There’s an incredible variety of köfte, meatballs, in Turkey. Izmir köfte is one of my favourites. Not only is it delicious, it’s also super easy to make – perfect for a weeknight supper.
When I moved to Istanbul in summer 2015, the house restoration was supposed to be completed. But as anyone who has been through a major restoration work knows: things never go according to schedule. And so it was that my first two months in Istanbul, my partner and I stayed at his parents on the other side of Istanbul. (If you’re wondering what our house looks like, I put a picture on Instagram last week.)
The dish is as simple as it is genius: Köfte, or Turkish meatballs if you like, with potatoes, peppers and a simple tomato sauce. All chucked into a roasting pan and left to its own in the oven while you go about any other business that needs attending to.

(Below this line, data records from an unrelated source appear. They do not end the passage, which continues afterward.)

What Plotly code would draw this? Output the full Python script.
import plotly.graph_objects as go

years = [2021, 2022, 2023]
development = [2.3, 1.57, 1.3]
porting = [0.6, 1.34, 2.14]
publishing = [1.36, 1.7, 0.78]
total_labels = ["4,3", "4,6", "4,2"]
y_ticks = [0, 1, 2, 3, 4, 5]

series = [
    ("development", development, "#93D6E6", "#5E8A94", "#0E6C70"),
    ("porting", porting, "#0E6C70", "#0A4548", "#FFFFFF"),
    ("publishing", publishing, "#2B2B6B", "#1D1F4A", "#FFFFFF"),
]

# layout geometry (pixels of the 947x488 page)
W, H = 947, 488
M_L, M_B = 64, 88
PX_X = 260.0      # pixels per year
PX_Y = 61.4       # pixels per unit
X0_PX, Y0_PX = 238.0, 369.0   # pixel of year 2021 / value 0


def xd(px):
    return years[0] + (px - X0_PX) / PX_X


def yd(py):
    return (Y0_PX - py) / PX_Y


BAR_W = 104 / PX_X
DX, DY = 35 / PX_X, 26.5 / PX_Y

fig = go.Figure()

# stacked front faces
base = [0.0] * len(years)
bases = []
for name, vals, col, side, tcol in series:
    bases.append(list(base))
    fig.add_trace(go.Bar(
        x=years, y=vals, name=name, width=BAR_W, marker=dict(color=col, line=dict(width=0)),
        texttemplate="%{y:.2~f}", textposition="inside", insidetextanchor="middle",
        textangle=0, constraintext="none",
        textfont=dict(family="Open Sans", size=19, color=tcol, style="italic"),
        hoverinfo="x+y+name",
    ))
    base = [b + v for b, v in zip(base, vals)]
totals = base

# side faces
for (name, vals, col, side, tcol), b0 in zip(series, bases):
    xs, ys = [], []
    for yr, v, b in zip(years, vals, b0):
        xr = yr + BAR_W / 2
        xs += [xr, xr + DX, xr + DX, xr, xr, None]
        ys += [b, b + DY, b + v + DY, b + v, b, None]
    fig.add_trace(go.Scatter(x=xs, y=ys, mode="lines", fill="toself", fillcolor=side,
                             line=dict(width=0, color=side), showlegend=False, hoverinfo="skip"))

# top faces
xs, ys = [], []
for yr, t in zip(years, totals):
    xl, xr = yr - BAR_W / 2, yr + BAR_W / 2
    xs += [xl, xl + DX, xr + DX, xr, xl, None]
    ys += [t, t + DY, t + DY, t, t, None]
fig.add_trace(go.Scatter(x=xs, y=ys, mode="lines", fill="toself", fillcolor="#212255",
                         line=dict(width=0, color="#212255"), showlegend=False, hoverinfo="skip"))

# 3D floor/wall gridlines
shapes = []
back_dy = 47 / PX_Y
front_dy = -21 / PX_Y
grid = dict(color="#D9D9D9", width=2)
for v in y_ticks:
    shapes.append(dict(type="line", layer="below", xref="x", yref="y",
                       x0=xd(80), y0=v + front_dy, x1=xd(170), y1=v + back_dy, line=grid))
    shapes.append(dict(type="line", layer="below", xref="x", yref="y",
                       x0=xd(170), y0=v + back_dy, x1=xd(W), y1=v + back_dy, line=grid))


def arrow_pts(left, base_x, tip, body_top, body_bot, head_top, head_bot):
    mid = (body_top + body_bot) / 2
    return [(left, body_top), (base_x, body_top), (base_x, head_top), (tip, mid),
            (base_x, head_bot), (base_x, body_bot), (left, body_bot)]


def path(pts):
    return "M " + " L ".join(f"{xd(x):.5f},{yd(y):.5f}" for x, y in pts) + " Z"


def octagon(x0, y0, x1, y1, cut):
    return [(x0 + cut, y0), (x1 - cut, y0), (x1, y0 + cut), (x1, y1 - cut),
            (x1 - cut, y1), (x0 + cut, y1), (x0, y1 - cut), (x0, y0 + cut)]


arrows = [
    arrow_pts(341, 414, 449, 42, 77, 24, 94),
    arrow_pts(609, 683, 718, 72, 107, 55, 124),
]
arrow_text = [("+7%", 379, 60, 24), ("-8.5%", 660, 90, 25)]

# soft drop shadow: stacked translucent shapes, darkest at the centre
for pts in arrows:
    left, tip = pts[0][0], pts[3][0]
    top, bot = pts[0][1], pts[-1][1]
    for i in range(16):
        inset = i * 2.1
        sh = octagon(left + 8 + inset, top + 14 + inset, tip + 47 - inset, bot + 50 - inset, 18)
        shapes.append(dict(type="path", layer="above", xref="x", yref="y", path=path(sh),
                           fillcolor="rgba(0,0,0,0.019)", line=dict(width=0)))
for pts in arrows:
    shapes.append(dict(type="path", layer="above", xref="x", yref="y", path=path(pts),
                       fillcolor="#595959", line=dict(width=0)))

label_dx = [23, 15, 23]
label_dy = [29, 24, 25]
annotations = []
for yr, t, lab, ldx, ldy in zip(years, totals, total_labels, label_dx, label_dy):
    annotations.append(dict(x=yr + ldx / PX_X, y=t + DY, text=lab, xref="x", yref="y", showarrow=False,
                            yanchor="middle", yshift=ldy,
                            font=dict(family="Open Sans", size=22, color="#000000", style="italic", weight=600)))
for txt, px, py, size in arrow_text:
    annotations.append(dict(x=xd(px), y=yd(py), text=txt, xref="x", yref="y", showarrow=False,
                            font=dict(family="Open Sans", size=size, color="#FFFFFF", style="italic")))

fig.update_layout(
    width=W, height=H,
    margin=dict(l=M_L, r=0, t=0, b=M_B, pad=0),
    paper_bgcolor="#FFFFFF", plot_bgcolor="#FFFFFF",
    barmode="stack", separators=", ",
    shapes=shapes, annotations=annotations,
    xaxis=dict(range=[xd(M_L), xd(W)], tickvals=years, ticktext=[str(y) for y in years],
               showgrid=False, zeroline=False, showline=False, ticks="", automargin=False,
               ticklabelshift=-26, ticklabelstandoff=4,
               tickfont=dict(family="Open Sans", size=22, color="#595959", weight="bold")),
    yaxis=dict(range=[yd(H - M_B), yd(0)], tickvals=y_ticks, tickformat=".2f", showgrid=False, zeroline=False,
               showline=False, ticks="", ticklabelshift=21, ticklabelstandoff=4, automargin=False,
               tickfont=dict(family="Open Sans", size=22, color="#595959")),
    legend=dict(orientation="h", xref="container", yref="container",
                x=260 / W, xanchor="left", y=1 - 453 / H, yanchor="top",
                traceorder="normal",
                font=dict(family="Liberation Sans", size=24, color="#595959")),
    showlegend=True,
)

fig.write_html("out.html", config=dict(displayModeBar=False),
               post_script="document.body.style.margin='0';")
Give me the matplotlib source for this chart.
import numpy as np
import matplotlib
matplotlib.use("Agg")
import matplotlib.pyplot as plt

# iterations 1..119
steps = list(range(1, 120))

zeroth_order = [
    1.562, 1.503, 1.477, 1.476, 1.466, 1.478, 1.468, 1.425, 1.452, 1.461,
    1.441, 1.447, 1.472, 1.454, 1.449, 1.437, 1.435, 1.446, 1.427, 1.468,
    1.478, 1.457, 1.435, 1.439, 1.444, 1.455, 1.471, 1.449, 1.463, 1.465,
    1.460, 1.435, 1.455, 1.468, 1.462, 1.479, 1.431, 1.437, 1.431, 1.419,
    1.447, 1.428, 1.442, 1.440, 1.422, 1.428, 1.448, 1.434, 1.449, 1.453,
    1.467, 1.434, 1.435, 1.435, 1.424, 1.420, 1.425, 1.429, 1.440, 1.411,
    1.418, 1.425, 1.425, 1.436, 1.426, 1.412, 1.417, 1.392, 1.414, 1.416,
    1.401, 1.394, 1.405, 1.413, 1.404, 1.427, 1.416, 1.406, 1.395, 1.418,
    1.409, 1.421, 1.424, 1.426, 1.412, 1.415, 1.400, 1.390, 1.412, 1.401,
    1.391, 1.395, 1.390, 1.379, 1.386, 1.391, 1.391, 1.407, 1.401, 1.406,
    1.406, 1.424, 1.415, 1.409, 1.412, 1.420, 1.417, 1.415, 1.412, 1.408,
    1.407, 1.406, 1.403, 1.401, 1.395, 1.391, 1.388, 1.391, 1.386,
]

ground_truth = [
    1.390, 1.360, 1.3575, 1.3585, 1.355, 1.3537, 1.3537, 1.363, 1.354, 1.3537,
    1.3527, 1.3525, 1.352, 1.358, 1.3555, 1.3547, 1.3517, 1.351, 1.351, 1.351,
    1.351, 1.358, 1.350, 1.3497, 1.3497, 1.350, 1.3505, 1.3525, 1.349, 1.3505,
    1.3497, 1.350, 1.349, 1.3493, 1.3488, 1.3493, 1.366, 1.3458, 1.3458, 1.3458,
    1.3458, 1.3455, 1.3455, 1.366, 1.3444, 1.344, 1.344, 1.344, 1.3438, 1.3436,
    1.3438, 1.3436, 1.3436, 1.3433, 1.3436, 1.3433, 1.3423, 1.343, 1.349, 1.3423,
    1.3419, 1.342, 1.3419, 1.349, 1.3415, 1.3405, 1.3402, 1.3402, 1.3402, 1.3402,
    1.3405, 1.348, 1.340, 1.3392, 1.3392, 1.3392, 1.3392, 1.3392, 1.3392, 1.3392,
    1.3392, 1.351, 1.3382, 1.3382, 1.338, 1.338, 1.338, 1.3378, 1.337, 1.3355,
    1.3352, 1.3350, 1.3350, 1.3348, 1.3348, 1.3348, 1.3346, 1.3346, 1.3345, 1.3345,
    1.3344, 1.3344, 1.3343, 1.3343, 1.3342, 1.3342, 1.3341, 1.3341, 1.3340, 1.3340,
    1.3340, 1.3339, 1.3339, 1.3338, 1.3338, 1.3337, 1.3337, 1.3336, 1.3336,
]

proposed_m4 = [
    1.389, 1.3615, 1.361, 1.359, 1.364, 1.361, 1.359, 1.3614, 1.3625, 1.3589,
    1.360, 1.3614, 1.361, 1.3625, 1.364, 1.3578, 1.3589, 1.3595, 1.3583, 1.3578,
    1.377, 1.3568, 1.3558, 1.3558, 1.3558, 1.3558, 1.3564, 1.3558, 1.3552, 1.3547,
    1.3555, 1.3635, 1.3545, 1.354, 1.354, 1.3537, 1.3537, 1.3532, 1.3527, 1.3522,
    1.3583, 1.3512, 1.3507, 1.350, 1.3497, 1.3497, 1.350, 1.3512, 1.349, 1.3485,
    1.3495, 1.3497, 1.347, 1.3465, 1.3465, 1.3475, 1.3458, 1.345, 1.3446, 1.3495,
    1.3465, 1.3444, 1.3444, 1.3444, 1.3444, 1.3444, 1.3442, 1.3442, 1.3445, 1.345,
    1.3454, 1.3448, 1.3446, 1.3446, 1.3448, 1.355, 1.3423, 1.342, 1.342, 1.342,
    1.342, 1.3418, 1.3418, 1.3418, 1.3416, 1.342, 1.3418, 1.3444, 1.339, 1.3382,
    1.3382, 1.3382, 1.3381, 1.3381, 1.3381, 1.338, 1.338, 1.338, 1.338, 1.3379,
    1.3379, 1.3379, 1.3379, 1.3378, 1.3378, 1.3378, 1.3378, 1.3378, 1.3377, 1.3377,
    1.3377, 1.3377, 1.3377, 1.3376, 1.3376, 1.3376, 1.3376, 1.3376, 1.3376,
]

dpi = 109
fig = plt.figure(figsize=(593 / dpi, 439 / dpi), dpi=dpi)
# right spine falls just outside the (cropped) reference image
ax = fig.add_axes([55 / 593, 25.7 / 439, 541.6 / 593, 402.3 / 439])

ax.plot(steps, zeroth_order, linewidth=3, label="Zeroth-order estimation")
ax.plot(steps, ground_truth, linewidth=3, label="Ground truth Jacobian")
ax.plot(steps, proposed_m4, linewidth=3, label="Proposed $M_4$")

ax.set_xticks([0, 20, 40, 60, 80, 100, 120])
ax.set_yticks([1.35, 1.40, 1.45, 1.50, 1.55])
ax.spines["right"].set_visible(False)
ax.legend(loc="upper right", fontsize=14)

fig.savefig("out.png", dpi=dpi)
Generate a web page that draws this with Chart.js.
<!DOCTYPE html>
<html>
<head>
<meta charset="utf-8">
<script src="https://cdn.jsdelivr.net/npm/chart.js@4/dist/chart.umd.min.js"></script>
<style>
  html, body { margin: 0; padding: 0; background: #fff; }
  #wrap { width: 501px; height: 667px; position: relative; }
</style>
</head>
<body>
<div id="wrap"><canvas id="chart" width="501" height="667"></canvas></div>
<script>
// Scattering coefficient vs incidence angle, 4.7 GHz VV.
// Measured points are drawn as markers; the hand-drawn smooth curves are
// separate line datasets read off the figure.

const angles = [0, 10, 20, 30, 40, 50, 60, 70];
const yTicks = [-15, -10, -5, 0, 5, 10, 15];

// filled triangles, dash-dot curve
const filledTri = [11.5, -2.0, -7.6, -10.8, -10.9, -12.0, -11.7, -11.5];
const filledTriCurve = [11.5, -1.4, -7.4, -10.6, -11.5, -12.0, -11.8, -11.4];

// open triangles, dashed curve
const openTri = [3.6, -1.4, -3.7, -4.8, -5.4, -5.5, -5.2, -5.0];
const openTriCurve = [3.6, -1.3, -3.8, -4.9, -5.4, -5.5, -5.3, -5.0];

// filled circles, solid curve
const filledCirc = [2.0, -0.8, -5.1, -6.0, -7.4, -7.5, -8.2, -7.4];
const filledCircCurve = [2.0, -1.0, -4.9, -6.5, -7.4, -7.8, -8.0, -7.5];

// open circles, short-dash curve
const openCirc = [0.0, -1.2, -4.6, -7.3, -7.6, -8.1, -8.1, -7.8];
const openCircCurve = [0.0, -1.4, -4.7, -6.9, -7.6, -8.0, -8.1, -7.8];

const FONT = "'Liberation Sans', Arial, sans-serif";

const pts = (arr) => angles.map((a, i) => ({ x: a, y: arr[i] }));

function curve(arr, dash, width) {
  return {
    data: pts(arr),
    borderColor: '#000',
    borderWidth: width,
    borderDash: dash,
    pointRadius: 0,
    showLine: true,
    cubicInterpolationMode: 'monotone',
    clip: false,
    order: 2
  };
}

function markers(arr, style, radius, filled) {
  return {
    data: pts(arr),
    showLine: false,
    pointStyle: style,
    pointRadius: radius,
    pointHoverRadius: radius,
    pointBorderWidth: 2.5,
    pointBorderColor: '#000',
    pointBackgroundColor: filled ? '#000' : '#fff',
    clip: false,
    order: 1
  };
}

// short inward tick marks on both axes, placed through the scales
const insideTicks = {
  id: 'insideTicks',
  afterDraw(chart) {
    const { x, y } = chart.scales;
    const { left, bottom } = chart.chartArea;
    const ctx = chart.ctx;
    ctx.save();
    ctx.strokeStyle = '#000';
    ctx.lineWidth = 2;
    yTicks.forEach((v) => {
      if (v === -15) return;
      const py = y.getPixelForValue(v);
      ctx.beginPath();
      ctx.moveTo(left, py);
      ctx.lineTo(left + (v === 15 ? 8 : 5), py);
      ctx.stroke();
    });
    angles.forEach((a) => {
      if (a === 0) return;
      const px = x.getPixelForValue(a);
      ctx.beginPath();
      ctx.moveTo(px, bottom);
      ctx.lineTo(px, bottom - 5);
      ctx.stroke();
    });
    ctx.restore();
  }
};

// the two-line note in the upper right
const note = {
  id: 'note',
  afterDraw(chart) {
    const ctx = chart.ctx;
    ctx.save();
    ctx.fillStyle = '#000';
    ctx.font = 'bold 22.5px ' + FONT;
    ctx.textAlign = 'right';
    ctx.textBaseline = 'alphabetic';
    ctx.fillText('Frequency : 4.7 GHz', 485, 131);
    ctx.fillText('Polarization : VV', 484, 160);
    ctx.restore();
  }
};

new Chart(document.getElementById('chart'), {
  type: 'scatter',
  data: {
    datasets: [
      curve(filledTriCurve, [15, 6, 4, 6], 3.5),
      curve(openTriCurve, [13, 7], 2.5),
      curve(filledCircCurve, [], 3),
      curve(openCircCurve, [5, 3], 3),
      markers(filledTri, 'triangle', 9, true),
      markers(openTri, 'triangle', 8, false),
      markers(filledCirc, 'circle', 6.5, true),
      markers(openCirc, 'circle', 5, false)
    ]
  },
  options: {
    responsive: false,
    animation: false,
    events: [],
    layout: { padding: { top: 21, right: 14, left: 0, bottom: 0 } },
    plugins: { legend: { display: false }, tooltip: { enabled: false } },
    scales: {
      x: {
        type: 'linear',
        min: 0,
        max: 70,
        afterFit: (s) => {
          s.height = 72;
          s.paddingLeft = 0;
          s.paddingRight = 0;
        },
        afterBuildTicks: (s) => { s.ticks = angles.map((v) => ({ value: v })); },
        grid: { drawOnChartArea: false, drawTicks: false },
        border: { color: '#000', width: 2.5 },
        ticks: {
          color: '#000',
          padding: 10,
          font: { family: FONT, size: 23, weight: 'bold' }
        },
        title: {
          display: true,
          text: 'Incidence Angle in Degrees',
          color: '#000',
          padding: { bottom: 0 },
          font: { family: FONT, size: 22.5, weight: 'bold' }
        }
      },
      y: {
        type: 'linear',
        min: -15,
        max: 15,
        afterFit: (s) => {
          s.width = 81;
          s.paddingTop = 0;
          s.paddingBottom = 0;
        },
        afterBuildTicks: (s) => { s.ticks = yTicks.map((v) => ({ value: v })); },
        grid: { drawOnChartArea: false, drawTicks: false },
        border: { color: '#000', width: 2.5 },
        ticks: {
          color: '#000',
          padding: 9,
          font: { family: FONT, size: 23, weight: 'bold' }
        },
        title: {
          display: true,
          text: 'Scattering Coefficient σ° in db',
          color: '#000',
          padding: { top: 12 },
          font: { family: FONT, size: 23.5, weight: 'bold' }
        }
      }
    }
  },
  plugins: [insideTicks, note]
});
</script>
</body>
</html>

Meanwhile, the most wonderful aromas filling the kitchen reminds you dinner is almost ready.
How to prepare Izmir köfte
Izmir köfte can be prepared in many different ways. Each region, even each chef, have their own special way of preparing the meatballs. So feel free to vary the flavouring according to your own taste.
I’ve kept it simple and (with one exception) fairly traditional, using garlic, flat-leaf parsley, cumin and fresh chili to flavour the meatballs.
Fresh chili isn’t commonly used in Turkey, but since I got hold of some at the market last week I’ve used it in place of the more traditional pul biber here. Pul biber are relatively mild and aromatic dried chili flakes, also known as Aleppo pepper. Feel free to substitute a teaspoon or two of pul biber for the fresh chili, if you like.
Shredded onion is also commonly added, but for this particular dish I prefer my Izmir köfte without. If you like, however, you can add 1/2 shredded onion.
First, the keep the meatballs from crumbling. But most importantly, they keep the meatballs moist and juicy, even if they’re allowed to roast for a little longer than strictly necessary.
You can use any bread, though I’d use one without lots of seeds or other dominating flavours if you can; the crumbs are there for the reasons mentioned and not for flavour. I use slightly stale bread, i.e. not the completely dried stuff such as shop-bought panko, though that will work too.
Izmir köfte is traditionally served with Turkish style rice and perhaps a bowl of Greek yoghurt on the side, though you may also serve it as is, if you prefer. I usually also serve a simple salad on the side, such as some green leaves or shredded carrot and radish with a squeeze of lemons and a few dabs of extra virgin olive oil.